C’est un premier pas, il y a encore du chemin à faire, dit-il à propos de la requête des employés de Laval.

Avec un tel employeur qui s’acharne à combattre les syndicats, ce n’est pas une tâche facile. Même avec les lois qui sont plus progressistes au Québec, ce n’est pas du tout évident.
Une citation de Barry Eidlin, sociologue à l’Université McGill

Il faut dire qu'au cours des dernières années, plusieurs autres organisations ont tenté, sans succès, d'implanter des syndicats chez Amazon, tant au Canada qu’aux États-Unis.

La semaine dernière, le syndicat Unifor a retiré temporairement ses demandes de représentation des travailleurs de deux installations d'Amazon dans la région de Vancouver (nouvelle fenêtre).
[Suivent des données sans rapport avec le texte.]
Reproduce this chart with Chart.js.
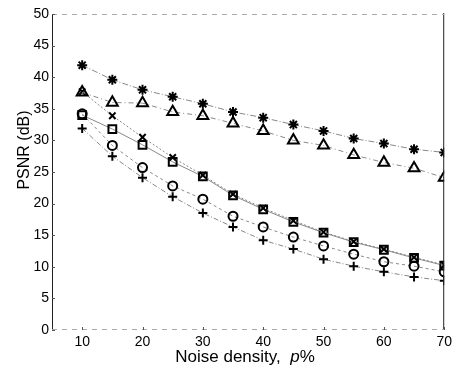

Il a accusé la multinationale de déclarer un nombre d'employés étrangement élevé, ce qui influence l’issue de sa campagne de syndicalisation.

À l’heure actuelle, il n’y a qu’un seul syndicat reconnu dans un entrepôt d’Amazon en Amérique du Nord (nouvelle fenêtre), celui de Staten Island. Cependant, depuis sa création, en 2022, il n’y a toujours pas eu de négociations pour une convention collective.

Des travailleurs d’entrepôt en Europe sont syndiqués, mais les règles de syndicalisation y sont très différentes, ce qui faciliterait la présence syndicale là-bas.

Pour Barry Eidlin, syndiquer Amazon, c’est le défi pour le mouvement syndical au Canada, aux États-Unis, partout, parce que c’est vraiment le géant du commerce, c’est le modèle d’emploi, note ce professeur de McGill.

En fin de journée, le ministre québécois du Travail, Jean Boulet, s'est contenté de confirmer, dans une déclaration écrite, avoir pris connaissance de la demande d’accréditation déposée vendredi au Tribunal administratif du travail.

Je vais laisser le Tribunal administratif du travail effectuer son travail et s’assurer de la validité de la demande d’accréditation. Le choix des travailleurs, quel qu’il soit, doit être respecté. Je n’émettrai pas d’autres commentaires d’ici la décision du tribunal.